AIM
Starting at the first line of the listing below, repeat each line up to and including the one containing "import plotly.graph_objects as go". Leave out pictures.

DATA EXCERPT
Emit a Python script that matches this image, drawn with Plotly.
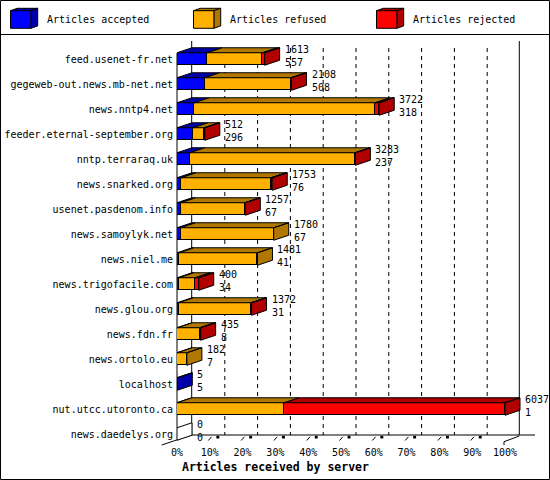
import plotly.graph_objects as go

# ---------------- data ----------------
hosts = [
    "feed.usenet-fr.net", "gegeweb-out.news.mb-net.net", "news.nntp4.net",
    "feeder.eternal-september.org", "nntp.terraraq.uk", "news.snarked.org",
    "usenet.pasdenom.info", "news.samoylyk.net", "news.niel.me",
    "news.trigofacile.com", "news.glou.org", "news.fdn.fr", "news.ortolo.eu",
    "localhost", "nut.utcc.utoronto.ca", "news.daedelys.org",
]
totals = [1613, 2108, 3722, 512, 3283, 1753, 1257, 1780, 1481, 400, 1372, 435, 182, 5, 6037, 0]
accepted = [557, 508, 318, 296, 237, 76, 67, 67, 41, 34, 31, 8, 7, 5, 1, 0]
refused = [1016, 1590, 3329, 200, 3041, 1655, 1180, 1713, 1440, 300, 1331, 410, 175, 0, 1975, 0]
rejected = [40, 10, 75, 16, 5, 22, 10, 0, 0, 66, 10, 17, 0, 0, 4061, 0]

series_names = ["Articles accepted", "Articles refused", "Articles rejected"]
front_colors = ["#0000FF", "#FFB000", "#FF0000"]
dark_colors = ["#0000AA", "#B07800", "#B00000"]

x_ticks = [0, 10, 20, 30, 40, 50, 60, 70, 80, 90, 100]
x_tick_labels = ["0%", "10%", "20%", "30%", "40%", "50%", "60%", "70%", "80%", "90%", "100%"]
x_title = "Articles received by server"

FONT = "DejaVu Sans Mono"

# ---------------- geometry ----------------
W, H = 550, 480
L, T = 177, 41
PLOT_R, PLOT_B = 521, 445
PX_PER_PCT = 3.28
ROW_PX = 25
FIRST_ROW_PX = 59
DEPTH_X = 15 / PX_PER_PCT
DEPTH_Y = 5 / ROW_PX
HALF = 0.25

n = len(hosts)
ypos = list(range(n))
x_range = [0, (PLOT_R - L) / PX_PER_PCT]
y_range = [(PLOT_B - FIRST_ROW_PX) / ROW_PX, -(FIRST_ROW_PX - T) / ROW_PX]

maxv = max(totals)


def pct(v):
    return v / maxv * 100.0


def pxx(px):
    return (px - L) / (PLOT_R - L)


def pxy(py):
    return (PLOT_B - py) / (PLOT_B - T)


series = [accepted, refused, rejected]

fig = go.Figure()

# front faces
for k, vals in enumerate(series):
    fig.add_trace(go.Bar(
        x=[pct(v) if v > 0 else None for v in vals],
        y=ypos,
        orientation="h",
        width=0.5,
        name=series_names[k],
        marker=dict(color=front_colors[k], line=dict(color="black", width=1)),
        showlegend=False,
        hoverinfo="skip",
    ))

# top and side faces (3D look)
polys = {k: ([], []) for k in range(3)}
empty = ([], [])
for i in range(n):
    start = 0.0
    last = None
    top = i - HALF
    bot = i + HALF
    for k, vals in enumerate(series):
        v = vals[i]
        if v <= 0:
            continue
        end = start + pct(v)
        xs, ys = polys[k]
        xs += [start, end, end + DEPTH_X, start + DEPTH_X, start, None]
        ys += [top, top, top - DEPTH_Y, top - DEPTH_Y, top, None]
        start = end
        last = k
    E = pct(totals[i])
    side_x = [E, E + DEPTH_X, E + DEPTH_X, E, E, None]
    side_y = [top, top - DEPTH_Y, bot - DEPTH_Y, bot, top, None]
    if last is None:
        empty[0].extend(side_x)
        empty[1].extend(side_y)
    else:
        polys[last][0].extend(side_x)
        polys[last][1].extend(side_y)

for k in range(3):
    xs, ys = polys[k]
    if xs:
        fig.add_trace(go.Scatter(
            x=xs, y=ys, mode="lines", fill="toself",
            fillcolor=dark_colors[k], line=dict(color="black", width=1),
            showlegend=False, hoverinfo="skip",
        ))
if empty[0]:
    fig.add_trace(go.Scatter(
        x=empty[0], y=empty[1], mode="lines", fill="toself",
        fillcolor="white", line=dict(color="black", width=1),
        showlegend=False, hoverinfo="skip",
    ))

# value labels
annotations = []
for i in range(n):
    annotations.append(dict(
        x=pct(totals[i]), y=i, xref="x", yref="y",
        text=f"{totals[i]}<br>{accepted[i]}",
        showarrow=False, xanchor="left", yanchor="middle", align="left",
        xshift=18, yshift=3,
        font=dict(family=FONT, size=10, color="black"),
    ))

# axis title
annotations.append(dict(
    x=pxx(180), y=pxy(466.5), xref="paper", yref="paper",
    text=x_title, showarrow=False, xanchor="left", yanchor="middle",
    font=dict(family=FONT, size=11.5, color="black", weight="bold"),
))

# ---------------- frame shapes ----------------
shapes = []
blk = dict(color="black", width=1)


def pline(x0, y0, x1, y1, **kw):
    d = dict(type="line", xref="paper", yref="paper",
             x0=pxx(x0), y0=pxy(y0), x1=pxx(x1), y1=pxy(y1), line=blk)
    d.update(kw)
    shapes.append(d)


# outer border and legend separator
shapes.append(dict(type="rect", xref="paper", yref="paper",
                   x0=pxx(0.5), x1=pxx(549.5), y0=pxy(479.5), y1=pxy(0.5),
                   line=blk, layer="below"))
pline(0, 34.5, 550, 34.5)

# back walls and floor
pline(191.7, 41, 191.7, 435, layer="below")
pline(519.3, 41, 519.3, 435, layer="below")
pline(191.7, 435, 535, 435, layer="below")
pline(161.7, 445, 191.7, 435, layer="below")
pline(504, 441.7, 519.3, 436, layer="below")
pline(177, 53, 177, 440, layer="below")
pline(504, 441.7, 504, 445, layer="below")

# dashed gridlines on back wall
for p in x_ticks[1:-1]:
    shapes.append(dict(type="line", xref="x", yref="paper",
                       x0=p + DEPTH_X, x1=p + DEPTH_X, y0=pxy(48), y1=pxy(435),
                       line=dict(color="black", width=1, dash="4px,4px"),
                       layer="below"))
    # small floor tick marks
    shapes.append(dict(type="line", xref="x", yref="paper",
                       x0=p - 0.45, x1=p + 0.55, y0=pxy(440.5), y1=pxy(436.8),
                       line=blk, layer="below"))
    shapes.append(dict(type="rect", xref="x", yref="paper",
                       x0=p + 2.0, x1=p + 2.9, y0=pxy(438.5), y1=pxy(435.8),
                       line=dict(width=0), fillcolor="black", layer="below"))

# legend (3D cubes + labels)
for k in range(3):
    x0 = 10.5 + k * 183
    x1 = x0 + 20.4
    y0, y1 = 10.7, 28.3
    dx, dy = 6.8, 2.4
    shapes.append(dict(type="path", xref="paper", yref="paper",
                       path=f"M{pxx(x0)},{pxy(y0)} L{pxx(x1)},{pxy(y0)} L{pxx(x1+dx)},{pxy(y0-dy)} L{pxx(x0+dx)},{pxy(y0-dy)} Z",
                       fillcolor=dark_colors[k], line=blk))
    shapes.append(dict(type="path", xref="paper", yref="paper",
                       path=f"M{pxx(x1)},{pxy(y0)} L{pxx(x1+dx)},{pxy(y0-dy)} L{pxx(x1+dx)},{pxy(y1-dy)} L{pxx(x1)},{pxy(y1)} Z",
                       fillcolor=dark_colors[k], line=blk))
    shapes.append(dict(type="rect", xref="paper", yref="paper",
                       x0=pxx(x0), x1=pxx(x1), y0=pxy(y1), y1=pxy(y0),
                       fillcolor=front_colors[k], line=blk))
    annotations.append(dict(
        x=pxx(x0 + 34), y=pxy(20), xref="paper", yref="paper",
        text=series_names[k], showarrow=False, xanchor="left", yanchor="middle",
        font=dict(family=FONT, size=10, color="black"),
    ))

fig.update_layout(
    width=W, height=H,
    margin=dict(l=L, r=W - PLOT_R, t=T, b=H - PLOT_B, pad=0, autoexpand=False),
    paper_bgcolor="white", plot_bgcolor="white",
    barmode="stack", bargap=0,
    showlegend=False,
    font=dict(family=FONT, size=10, color="black"),
    xaxis=dict(range=x_range, tickvals=x_ticks, ticktext=x_tick_labels,
               showgrid=False, zeroline=False, showline=False, ticks="",
               automargin=False,
               tickfont=dict(family=FONT, size=10, color="black"),
               fixedrange=True),
    yaxis=dict(range=y_range, tickvals=ypos, ticktext=hosts,
               showgrid=False, zeroline=False, showline=False, ticks="",
               ticklabelstandoff=3, automargin=False,
               tickfont=dict(family=FONT, size=10, color="black"),
               fixedrange=True),
    shapes=shapes,
    annotations=annotations,
)

fig.write_html(
    "out.html",
    config={"displayModeBar": False},
    post_script="document.body.style.margin='0';document.body.style.overflow='hidden';",
)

WRITTEN ANSWER
Emit a Python script that matches this image, drawn with Plotly.
import plotly.graph_objects as go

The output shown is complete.